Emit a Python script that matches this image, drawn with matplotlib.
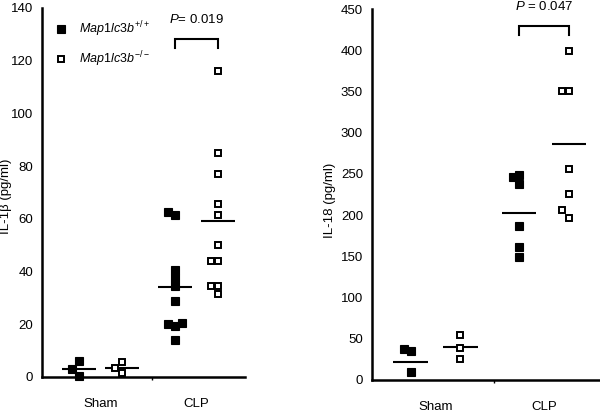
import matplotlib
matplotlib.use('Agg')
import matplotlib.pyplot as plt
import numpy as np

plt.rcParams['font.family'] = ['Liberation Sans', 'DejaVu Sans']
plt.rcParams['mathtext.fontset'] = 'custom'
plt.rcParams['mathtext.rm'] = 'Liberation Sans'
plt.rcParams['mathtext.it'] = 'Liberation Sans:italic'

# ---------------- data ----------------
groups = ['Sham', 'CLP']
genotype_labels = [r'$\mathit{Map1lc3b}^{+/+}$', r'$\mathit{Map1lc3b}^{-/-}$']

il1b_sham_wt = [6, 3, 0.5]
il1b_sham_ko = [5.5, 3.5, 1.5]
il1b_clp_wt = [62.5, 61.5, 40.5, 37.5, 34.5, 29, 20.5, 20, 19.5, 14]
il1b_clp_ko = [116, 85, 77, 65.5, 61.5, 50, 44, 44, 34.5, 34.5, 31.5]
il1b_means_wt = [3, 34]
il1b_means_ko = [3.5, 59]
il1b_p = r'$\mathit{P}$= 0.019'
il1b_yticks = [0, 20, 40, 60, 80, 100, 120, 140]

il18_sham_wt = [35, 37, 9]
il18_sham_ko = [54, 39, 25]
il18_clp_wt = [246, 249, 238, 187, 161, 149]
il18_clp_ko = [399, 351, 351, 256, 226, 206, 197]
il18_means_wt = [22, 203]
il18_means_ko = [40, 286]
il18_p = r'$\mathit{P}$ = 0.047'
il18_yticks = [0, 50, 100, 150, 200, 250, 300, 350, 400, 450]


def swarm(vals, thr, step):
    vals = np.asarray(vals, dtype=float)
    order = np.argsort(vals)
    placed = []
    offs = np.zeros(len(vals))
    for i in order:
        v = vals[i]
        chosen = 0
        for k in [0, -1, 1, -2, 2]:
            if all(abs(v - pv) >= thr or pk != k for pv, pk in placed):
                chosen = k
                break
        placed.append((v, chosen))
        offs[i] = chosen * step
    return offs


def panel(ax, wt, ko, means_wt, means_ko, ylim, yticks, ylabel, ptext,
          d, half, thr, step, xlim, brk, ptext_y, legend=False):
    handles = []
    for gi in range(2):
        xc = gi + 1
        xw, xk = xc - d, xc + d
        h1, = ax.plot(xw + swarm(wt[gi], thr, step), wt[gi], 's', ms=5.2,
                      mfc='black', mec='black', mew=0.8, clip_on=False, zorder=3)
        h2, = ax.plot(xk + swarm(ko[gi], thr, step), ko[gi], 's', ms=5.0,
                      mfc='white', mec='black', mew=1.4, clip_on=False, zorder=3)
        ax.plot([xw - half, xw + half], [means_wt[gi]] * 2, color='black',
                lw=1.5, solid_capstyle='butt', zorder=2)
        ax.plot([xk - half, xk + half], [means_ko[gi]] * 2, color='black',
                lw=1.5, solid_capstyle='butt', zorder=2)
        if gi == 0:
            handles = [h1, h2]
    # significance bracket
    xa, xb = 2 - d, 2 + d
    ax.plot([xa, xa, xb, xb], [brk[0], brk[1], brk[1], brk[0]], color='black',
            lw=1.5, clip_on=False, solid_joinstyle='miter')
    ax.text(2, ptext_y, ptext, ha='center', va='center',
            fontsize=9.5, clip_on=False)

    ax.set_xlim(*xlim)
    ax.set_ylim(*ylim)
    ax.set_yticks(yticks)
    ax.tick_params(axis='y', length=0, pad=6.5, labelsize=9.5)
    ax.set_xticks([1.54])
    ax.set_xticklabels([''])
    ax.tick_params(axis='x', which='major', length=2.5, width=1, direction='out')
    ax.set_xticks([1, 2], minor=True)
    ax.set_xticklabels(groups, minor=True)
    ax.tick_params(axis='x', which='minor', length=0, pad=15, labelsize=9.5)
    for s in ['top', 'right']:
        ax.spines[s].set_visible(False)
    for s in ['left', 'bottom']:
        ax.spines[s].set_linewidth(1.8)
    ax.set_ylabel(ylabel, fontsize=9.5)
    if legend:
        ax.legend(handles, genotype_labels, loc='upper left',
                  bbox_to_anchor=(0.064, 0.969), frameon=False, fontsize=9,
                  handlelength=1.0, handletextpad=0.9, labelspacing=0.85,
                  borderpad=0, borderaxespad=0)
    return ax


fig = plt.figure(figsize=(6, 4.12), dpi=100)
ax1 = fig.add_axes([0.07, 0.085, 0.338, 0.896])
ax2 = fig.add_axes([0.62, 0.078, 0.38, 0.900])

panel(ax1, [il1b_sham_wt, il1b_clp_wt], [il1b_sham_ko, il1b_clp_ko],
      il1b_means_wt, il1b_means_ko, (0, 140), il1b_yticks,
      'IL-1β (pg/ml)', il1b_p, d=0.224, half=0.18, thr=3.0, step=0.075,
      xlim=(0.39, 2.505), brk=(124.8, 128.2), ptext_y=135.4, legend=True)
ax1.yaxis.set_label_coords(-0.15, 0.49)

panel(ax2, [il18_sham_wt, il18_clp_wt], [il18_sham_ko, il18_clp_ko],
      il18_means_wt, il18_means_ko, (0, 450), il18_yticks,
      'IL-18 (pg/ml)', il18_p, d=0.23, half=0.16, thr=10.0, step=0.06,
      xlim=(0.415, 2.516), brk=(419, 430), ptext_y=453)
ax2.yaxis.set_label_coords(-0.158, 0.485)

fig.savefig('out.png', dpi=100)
════════
▶ **REQUIRED WORK**: Exactly as written, please give again the lines from the beginning of the listing through the line containing "return offs", inclusive, without any pictures.

▶ **WRITTEN SOLUTION**:
Emit a Python script that matches this image, drawn with matplotlib.
import matplotlib
matplotlib.use('Agg')
import matplotlib.pyplot as plt
import numpy as np

plt.rcParams['font.family'] = ['Liberation Sans', 'DejaVu Sans']
plt.rcParams['mathtext.fontset'] = 'custom'
plt.rcParams['mathtext.rm'] = 'Liberation Sans'
plt.rcParams['mathtext.it'] = 'Liberation Sans:italic'

# ---------------- data ----------------
groups = ['Sham', 'CLP']
genotype_labels = [r'$\mathit{Map1lc3b}^{+/+}$', r'$\mathit{Map1lc3b}^{-/-}$']

il1b_sham_wt = [6, 3, 0.5]
il1b_sham_ko = [5.5, 3.5, 1.5]
il1b_clp_wt = [62.5, 61.5, 40.5, 37.5, 34.5, 29, 20.5, 20, 19.5, 14]
il1b_clp_ko = [116, 85, 77, 65.5, 61.5, 50, 44, 44, 34.5, 34.5, 31.5]
il1b_means_wt = [3, 34]
il1b_means_ko = [3.5, 59]
il1b_p = r'$\mathit{P}$= 0.019'
il1b_yticks = [0, 20, 40, 60, 80, 100, 120, 140]

il18_sham_wt = [35, 37, 9]
il18_sham_ko = [54, 39, 25]
il18_clp_wt = [246, 249, 238, 187, 161, 149]
il18_clp_ko = [399, 351, 351, 256, 226, 206, 197]
il18_means_wt = [22, 203]
il18_means_ko = [40, 286]
il18_p = r'$\mathit{P}$ = 0.047'
il18_yticks = [0, 50, 100, 150, 200, 250, 300, 350, 400, 450]


def swarm(vals, thr, step):
    vals = np.asarray(vals, dtype=float)
    order = np.argsort(vals)
    placed = []
    offs = np.zeros(len(vals))
    for i in order:
        v = vals[i]
        chosen = 0
        for k in [0, -1, 1, -2, 2]:
            if all(abs(v - pv) >= thr or pk != k for pv, pk in placed):
                chosen = k
                break
        placed.append((v, chosen))
        offs[i] = chosen * step
    return offs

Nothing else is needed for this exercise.